Connecting these two ends of the bar-bell is a no-brainer – and the South Street corridor presents the perfect alignment for running high-quality 2nd-tier public transport.

Deputy Speaker, I applaud the work of the South-West Group on behalf of the 6 member Councils to develop-up a compelling proof of concept.  I would hope the federal government can extend its view south of the river, and provide support to the further development of this plan.

I look forward to working to advance this project with the broader community, local governments, the WA government, and – I would hope – the federal government, in partnership with Member for Tangney.

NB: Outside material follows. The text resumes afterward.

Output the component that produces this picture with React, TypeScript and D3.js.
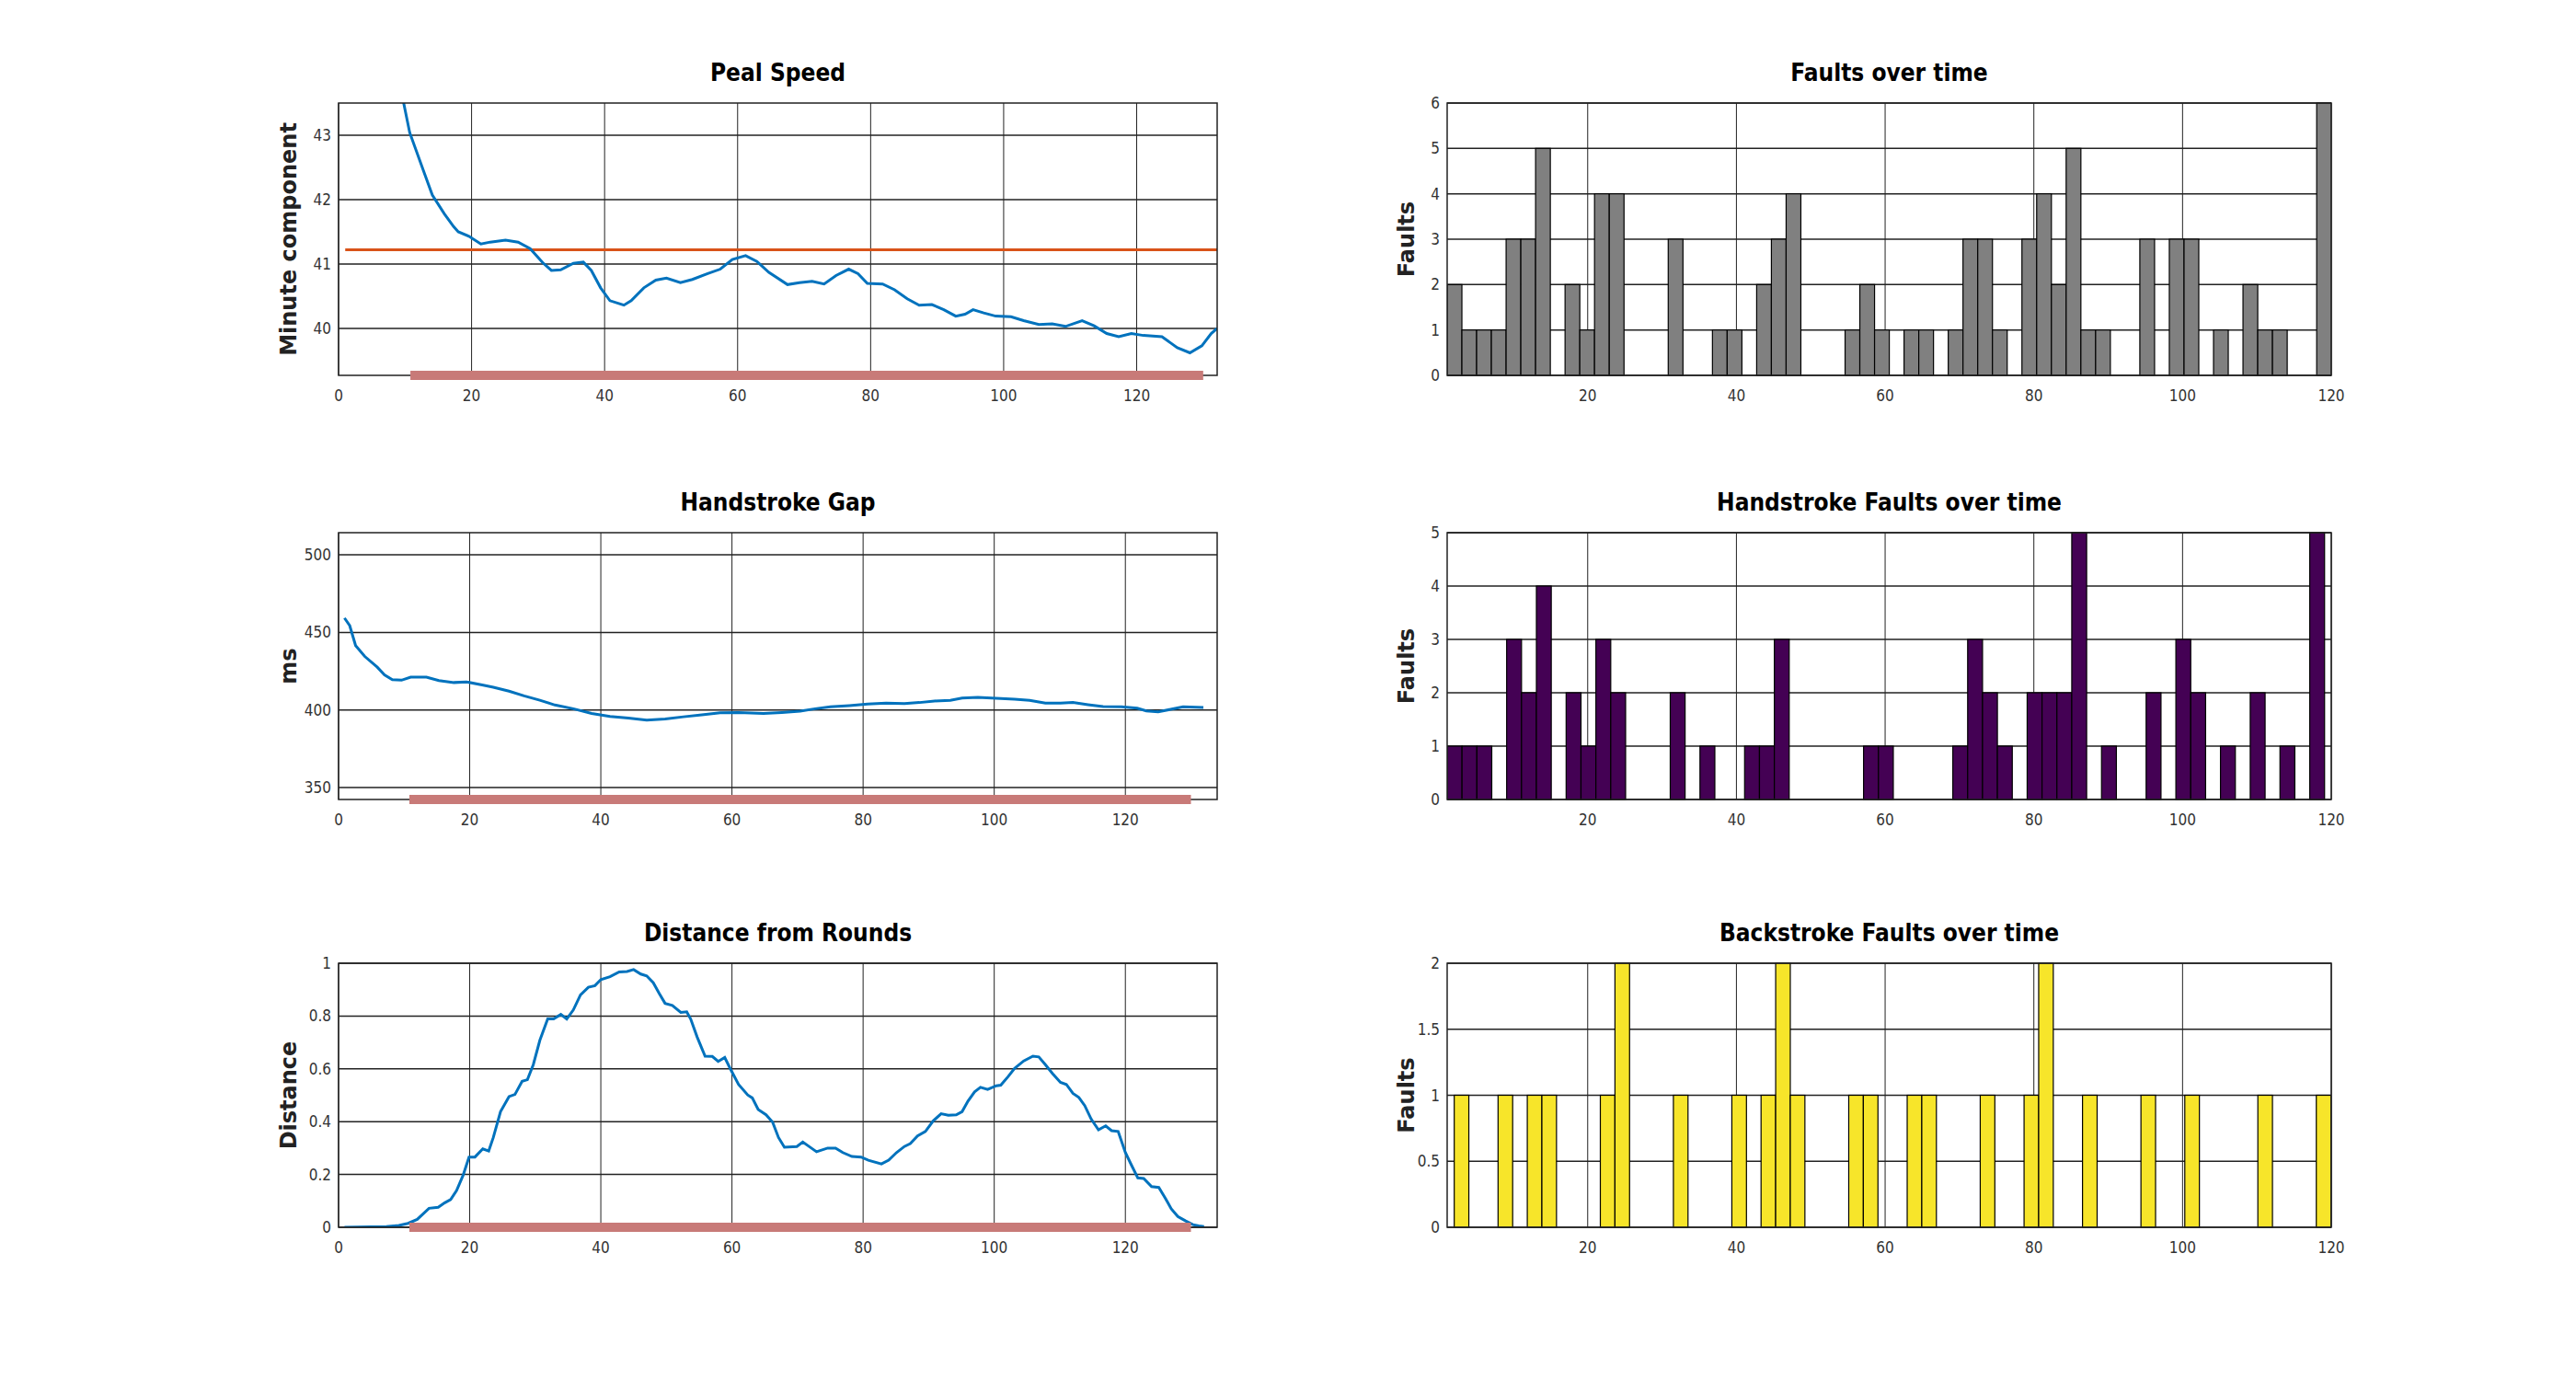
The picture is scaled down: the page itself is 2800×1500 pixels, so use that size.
import React from "react";
import * as d3 from "d3";

// ---- data ----
const pealX = [9, 10.7, 12.9, 14.1, 15.9, 17.3, 18, 19.6, 21.4, 22.8, 25.1, 27, 28.8, 30.7, 32, 33.4, 35.3, 36.8, 38, 39.4, 40.8, 42.9, 44, 45.9, 47.7, 49.3, 51.4, 53.2, 55.5, 57.4, 59.2, 61.2, 62.9, 64.7, 67.5, 69.3, 71.2, 73, 74.8, 76.7, 78.1, 79.5, 81.8, 83.6, 85.5, 87.3, 89.2, 91, 92.8, 94.2, 95.4, 97, 98.8, 101.1, 103, 105.3, 107.3, 109.3, 111.8, 113.6, 115.5, 117.3, 119.2, 121, 123.8, 126.1, 128, 129.8, 131.2, 132.1];
const pealSpeed = [43.9, 43.04, 42.41, 42.07, 41.78, 41.58, 41.5, 41.43, 41.31, 41.34, 41.37, 41.34, 41.24, 41.02, 40.9, 40.91, 41.01, 41.03, 40.9, 40.63, 40.43, 40.36, 40.43, 40.63, 40.75, 40.78, 40.71, 40.76, 40.85, 40.92, 41.07, 41.13, 41.04, 40.87, 40.68, 40.71, 40.73, 40.69, 40.82, 40.92, 40.85, 40.7, 40.69, 40.6, 40.46, 40.36, 40.37, 40.29, 40.19, 40.22, 40.29, 40.24, 40.19, 40.18, 40.12, 40.06, 40.07, 40.03, 40.12, 40.04, 39.92, 39.87, 39.92, 39.89, 39.87, 39.7, 39.62, 39.73, 39.92, 40.0];
const pealTarget = 41.22;

const gapX = [0.9, 1.7, 2.6, 4, 5.9, 7, 8.2, 9.6, 11, 13.4, 15.3, 17.6, 19.5, 21.9, 23.6, 26, 28.3, 30.7, 33, 35.8, 38.6, 41.4, 44.2, 47, 49.8, 52.6, 55.4, 58.2, 61, 64.8, 67.6, 70.4, 72.7, 75, 77.9, 80.7, 83.5, 86.3, 88.6, 90.9, 93.3, 95.1, 97.5, 100.3, 103.1, 105.4, 107.8, 110.1, 112, 114.3, 116.6, 119.4, 121.8, 123.2, 125, 126.9, 128.8, 131.9];
const gapMs = [459.3, 454.4, 441.5, 434.5, 427.6, 422.6, 419.6, 419.2, 421.2, 421.2, 419, 417.7, 418.1, 416.1, 414.7, 412.1, 409.1, 406.3, 403.2, 400.8, 397.8, 395.8, 394.8, 393.5, 394.2, 395.6, 396.8, 398.2, 398.4, 397.8, 398.4, 399.2, 400.8, 402, 402.8, 403.8, 404.4, 404.2, 404.8, 405.8, 406.2, 407.7, 408.1, 407.5, 406.9, 406.2, 404.4, 404.4, 404.8, 403.4, 402.2, 402, 401.2, 399.4, 398.8, 400.4, 402, 401.6];

const distX = [0.9, 5, 7.3, 9.2, 10.6, 12, 13.8, 15.2, 16.2, 17.1, 18, 19, 19.9, 20.8, 22, 22.9, 23.6, 24.7, 26, 26.9, 28, 28.8, 29.7, 30.7, 31.9, 32.8, 33.9, 34.8, 35.8, 36.9, 38.1, 39.1, 40, 41.4, 42.8, 44, 45, 46.1, 47, 48, 48.9, 49.8, 50.9, 52.2, 53.1, 53.7, 54.7, 55.9, 57, 57.9, 58.9, 59.9, 61, 62.4, 63.1, 64, 65.2, 66.2, 67.1, 68, 69.9, 70.8, 72.1, 72.9, 74.6, 75.8, 76.9, 78.3, 79.7, 80.8, 82.8, 83.9, 85.1, 86.3, 87.2, 88.3, 89.5, 90.7, 91.9, 93, 94.2, 95.1, 96, 97, 97.9, 99, 100.3, 101, 102.1, 103.1, 104.5, 105.9, 106.8, 107.8, 108.9, 110.1, 111, 112, 112.9, 113.8, 114.8, 115.9, 117, 117.9, 118.9, 120, 120.9, 121.9, 122.8, 124, 125.1, 126.1, 127, 128, 129.2, 130.3, 131.2, 132];
const distance = [0, 0.002, 0.003, 0.007, 0.015, 0.03, 0.072, 0.076, 0.093, 0.105, 0.139, 0.197, 0.266, 0.266, 0.297, 0.289, 0.34, 0.438, 0.495, 0.503, 0.553, 0.559, 0.616, 0.708, 0.789, 0.789, 0.806, 0.789, 0.823, 0.88, 0.909, 0.915, 0.938, 0.949, 0.967, 0.969, 0.976, 0.959, 0.952, 0.926, 0.886, 0.848, 0.84, 0.814, 0.816, 0.789, 0.72, 0.648, 0.647, 0.628, 0.643, 0.593, 0.541, 0.501, 0.49, 0.446, 0.426, 0.398, 0.34, 0.303, 0.306, 0.323, 0.3, 0.286, 0.3, 0.3, 0.283, 0.268, 0.266, 0.254, 0.24, 0.254, 0.283, 0.306, 0.317, 0.346, 0.363, 0.403, 0.43, 0.424, 0.426, 0.438, 0.478, 0.513, 0.53, 0.522, 0.536, 0.538, 0.57, 0.602, 0.63, 0.648, 0.645, 0.616, 0.582, 0.549, 0.541, 0.507, 0.492, 0.461, 0.409, 0.369, 0.384, 0.366, 0.363, 0.283, 0.237, 0.187, 0.185, 0.154, 0.151, 0.11, 0.07, 0.041, 0.024, 0.01, 0.005, 0.003];

const analysedRange = [10.8, 130];

const faults = [2, 1, 1, 1, 3, 3, 5, 0, 2, 1, 4, 4, 0, 0, 0, 3, 0, 0, 1, 1, 0, 2, 3, 4, 0, 0, 0, 1, 2, 1, 0, 1, 1, 0, 1, 3, 3, 1, 0, 3, 4, 2, 5, 1, 1, 0, 0, 3, 0, 3, 3, 0, 1, 0, 2, 1, 1, 0, 0, 6];
const handFaults = [1, 1, 1, 0, 3, 2, 4, 0, 2, 1, 3, 2, 0, 0, 0, 2, 0, 1, 0, 0, 1, 1, 3, 0, 0, 0, 0, 0, 1, 1, 0, 0, 0, 0, 1, 3, 2, 1, 0, 2, 2, 2, 5, 0, 1, 0, 0, 2, 0, 3, 2, 0, 1, 0, 2, 0, 1, 0, 5];
const backFaults = [1, 0, 0, 1, 0, 1, 1, 0, 0, 0, 1, 2, 0, 0, 0, 1, 0, 0, 0, 1, 0, 1, 2, 1, 0, 0, 0, 1, 1, 0, 0, 1, 1, 0, 0, 0, 1, 0, 0, 1, 2, 0, 0, 1, 0, 0, 0, 1, 0, 0, 1, 0, 0, 0, 0, 1, 0, 0, 0, 1];

const xTicksLine = [0, 20, 40, 60, 80, 100, 120];
const xTicksBar = [20, 40, 60, 80, 100, 120];

const BLUE = "#0072bd";
const ORANGE = "#d95319";
const PINK = "#c87a78";
const tickFont = "'Liberation Sans Narrow', 'DejaVu Sans Condensed', Arial, sans-serif";
const titleFont = "'Liberation Sans Narrow', 'DejaVu Sans Condensed', Arial, sans-serif";
const labelFont = "'DejaVu Sans', Verdana, sans-serif";

type Box = { x0: number; x1: number; y0: number; y1: number };

function Frame({ box, xs, ys, xTicks, yTicks, yFmt, title, ylabel, ylabelX }: any) {
  return (
    <g>
      <rect x={box.x0} y={box.y0} width={box.x1 - box.x0} height={box.y1 - box.y0} fill="white" />
      {xTicks.map((t: number) => (
        <g key={"x" + t}>
          <line x1={xs(t)} x2={xs(t)} y1={box.y0} y2={box.y1} stroke="#222" strokeWidth={1} />
          <text x={xs(t)} y={box.y1 + 28} textAnchor="middle" fontSize={17} fontFamily={tickFont} fill="#333">{t}</text>
        </g>
      ))}
      {yTicks.map((t: number) => (
        <g key={"y" + t}>
          <line x1={box.x0} x2={box.x1} y1={ys(t)} y2={ys(t)} stroke="#222" strokeWidth={1.5} />
          <text x={box.x0 - 8} y={ys(t) + 6} textAnchor="end" fontSize={17} fontFamily={tickFont} fill="#333">{yFmt ? yFmt(t) : t}</text>
        </g>
      ))}
      <text x={(box.x0 + box.x1) / 2} y={box.y0 - 24} textAnchor="middle" fontSize={26} fontWeight="bold" fontFamily={titleFont}>{title}</text>
      <text transform={`translate(${ylabelX},${(box.y0 + box.y1) / 2}) rotate(-90)`} textAnchor="middle" fontSize={24} fontWeight="bold" fontFamily={labelFont} fill="#222">{ylabel}</text>
    </g>
  );
}

function LineChart({ box, xs, ys, xv, yv, yTicks, title, ylabel, target }: any) {
  const line = d3.line<number>().x((_, i) => xs(xv[i])).y((d) => ys(d));
  const clipId = "clip" + title.replace(/\s/g, "");
  const [yb] = ys.range();
  return (
    <g>
      <Frame box={box} xs={xs} ys={ys} xTicks={xTicksLine} yTicks={yTicks} title={title} ylabel={ylabel} ylabelX={box.x0 - 46} />
      <clipPath id={clipId}>
        <rect x={box.x0} y={box.y0} width={box.x1 - box.x0} height={box.y1 - box.y0} />
      </clipPath>
      <g clipPath={`url(#${clipId})`}>
        {target !== undefined && (
          <line x1={xs(1)} x2={box.x1} y1={ys(target)} y2={ys(target)} stroke={ORANGE} strokeWidth={3} />
        )}
        <path d={line(yv) || ""} fill="none" stroke={BLUE} strokeWidth={3} />
      </g>
      <rect x={box.x0} y={box.y0} width={box.x1 - box.x0} height={box.y1 - box.y0} fill="none" stroke="#222" strokeWidth={1.5} />
      <rect x={xs(analysedRange[0])} y={yb - 5} width={xs(analysedRange[1]) - xs(analysedRange[0])} height={10} fill={PINK} />
    </g>
  );
}

function BarChart({ box, counts, start, width, yMax, yTicks, yFmt, color, title }: any) {
  const xs = d3.scaleLinear().domain([1.1, 120]).range([box.x0, box.x1]);
  const ys = d3.scaleLinear().domain([0, yMax]).range([box.y1, box.y0]);
  const clipId = "clip" + title.replace(/\s/g, "");
  return (
    <g>
      <Frame box={box} xs={xs} ys={ys} xTicks={xTicksBar} yTicks={yTicks} yFmt={yFmt} title={title} ylabel="Faults" ylabelX={box.x0 - 36} />
      <clipPath id={clipId}>
        <rect x={box.x0} y={box.y0 - 1} width={box.x1 - box.x0} height={box.y1 - box.y0 + 2} />
      </clipPath>
      <g clipPath={`url(#${clipId})`}>
        {counts.map((c: number, i: number) =>
          c > 0 ? (
            <rect key={i} x={xs(start + i * width)} y={ys(c)} width={xs(start + (i + 1) * width) - xs(start + i * width)} height={ys(0) - ys(c)} fill={color} stroke="#000" strokeWidth={1.2} />
          ) : null
        )}
      </g>
      <rect x={box.x0} y={box.y0} width={box.x1 - box.x0} height={box.y1 - box.y0} fill="none" stroke="#222" strokeWidth={1.5} />
    </g>
  );
}

export default function App() {
  const L = { x0: 360, x1: 1315 };
  const R = { x0: 1565, x1: 2526 };
  const rows = [
    { y0: 104, y1: 400 },
    { y0: 571, y1: 861 },
    { y0: 1039, y1: 1326 },
  ];
  const b1: Box = { ...L, ...rows[0] };
  const b2: Box = { ...L, ...rows[1] };
  const b3: Box = { ...L, ...rows[2] };

  const xs1 = d3.scaleLinear().domain([0, 132.1]).range([b1.x0, b1.x1]);
  const ys1 = d3.scaleLinear().domain([39.27, 43.5]).range([b1.y1, b1.y0]);
  const xs2 = d3.scaleLinear().domain([0, 134]).range([b2.x0, b2.x1]);
  const ys2 = d3.scaleLinear().domain([342.3, 514.3]).range([b2.y1, b2.y0]);
  const xs3 = d3.scaleLinear().domain([0, 134]).range([b3.x0, b3.x1]);
  const ys3 = d3.scaleLinear().domain([0, 1]).range([b3.y1, b3.y0]);

  return (
    <svg width={2784} height={1480} style={{ display: "block", background: "white" }}>
      <rect width={2784} height={1480} fill="white" />
      <LineChart box={b1} xs={xs1} ys={ys1} xv={pealX} yv={pealSpeed} yTicks={[40, 41, 42, 43]} title="Peal Speed" ylabel="Minute component" target={pealTarget} />
      <LineChart box={b2} xs={xs2} ys={ys2} xv={gapX} yv={gapMs} yTicks={[350, 400, 450, 500]} title="Handstroke Gap" ylabel="ms" />
      <LineChart box={b3} xs={xs3} ys={ys3} xv={distX} yv={distance} yTicks={[0, 0.2, 0.4, 0.6, 0.8, 1]} title="Distance from Rounds" ylabel="Distance" />
      <BarChart box={{ ...R, ...rows[0] }} counts={faults} start={1.1} width={1.982} yMax={6} yTicks={[0, 1, 2, 3, 4, 5, 6]} color="#808080" title="Faults over time" />
      <BarChart box={{ ...R, ...rows[1] }} counts={handFaults} start={1.1} width={2.0} yMax={5} yTicks={[0, 1, 2, 3, 4, 5]} color="#440154" title="Handstroke Faults over time" />
      <BarChart box={{ ...R, ...rows[2] }} counts={backFaults} start={2.05} width={1.965} yMax={2} yTicks={[0, 0.5, 1, 1.5, 2]} color="#f7e52a" title="Backstroke Faults over time" />
    </svg>
  );
}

I know in the past some have suggested that the Member for Tangney is not interested in any transport projects whatsoever, other than the discredited and comprehensively rejected Roe 8 project.

I find that hard to believe, I know the Member for Tangney, he’s a sensible person, and he wants projects that deliver for the community he represents.

And I know he puts great store in respecting democratic outcomes. In the past he’s called on Labor to respect this government’s mandate – and there is no clearer mandate in all of Western Australia than the mandate to move on from the harmful and wasteful folly of Roe 8.

Deputy Speaker, it’s absolutely time to get on with better east-west public transport links that give people cheaper, lower-carbon transport options, and will catalyse urban revitalisation along the way. In my electorate, the electorate of Fremantle and for the benefit of people in the electorate of Tangney, it’s long overdue. I hope that the government can follow what it’s done in the north part of Perth and give us some of the same treatment in the south.